LNG has landed Pakistan State Oil (PSO) and Sui Northern Gas Pipelines Limited (SNGPL) in a debt trap due to non-receipt of bills from customers.
The power sector was the biggest defaulter regarding payments to PSO for the supply of furnace oil in the past. However, it is SNGPL this year that has to pay the most money, about Rs 396 billion, to PSO. In March last year, these liabilities were Rs 277.8 billion. For reference, “PSO” buys LNG cargo from abroad which it supplies to Sui Northern Gas Pipelines Limited.
PSO is also facing a financial crisis due to non-payment of dues from various sectors on fuel supply. These receivables stood at Rs 508.3 billion in March last year as several clients failed to pay their bills.
Out of the total receivables that PSO has to receive, Rs 176 billion from the power sector for the supply of oil for power generation. Power generation companies have to pay Rs 146 billion, whereas Habco Rs 24 billion and Capco is obligated to pay Rs 5 billion to PSO.
PSO also provides jet fuel to national airlines to run their operations. PIA has to pay Rs 23.7 billion to PSO. Moreover, the state-owned Oil Marketing Company has to recover Rs 8.9 billion from the government for price differential claims.

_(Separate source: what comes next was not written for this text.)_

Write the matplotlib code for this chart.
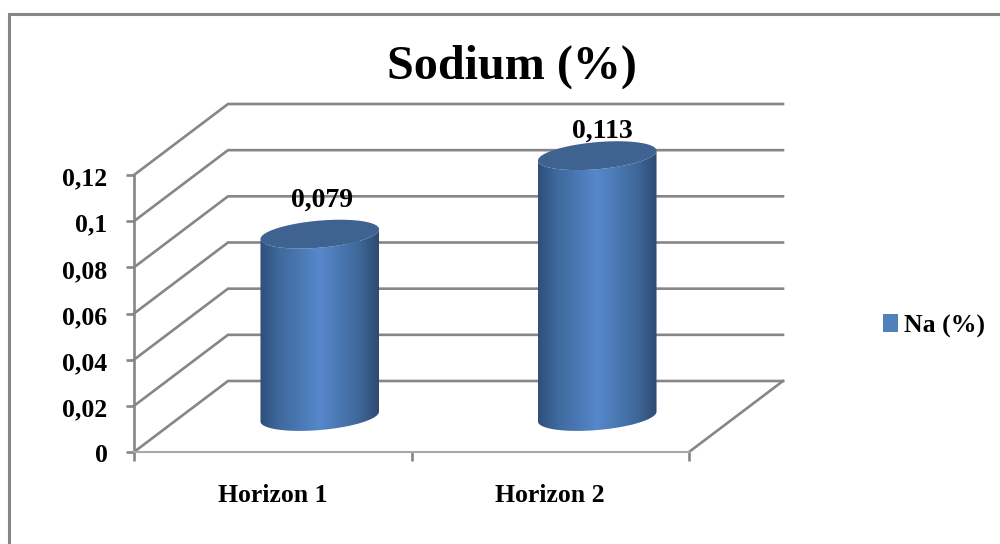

On the other hand, “PSO” itself also has to pay 41.38 billion rupees for supplying fuel to oil refineries. It owes 24.4 billion rupees to Pak Arab Refinery Company, 6.1 billion rupees to Pakistan Refinery Limited, 3.49 billion rupees to National Refinery Limited, 6.13 billion rupees to Attock Refinery Limited and 1.12 billion rupees to Enar.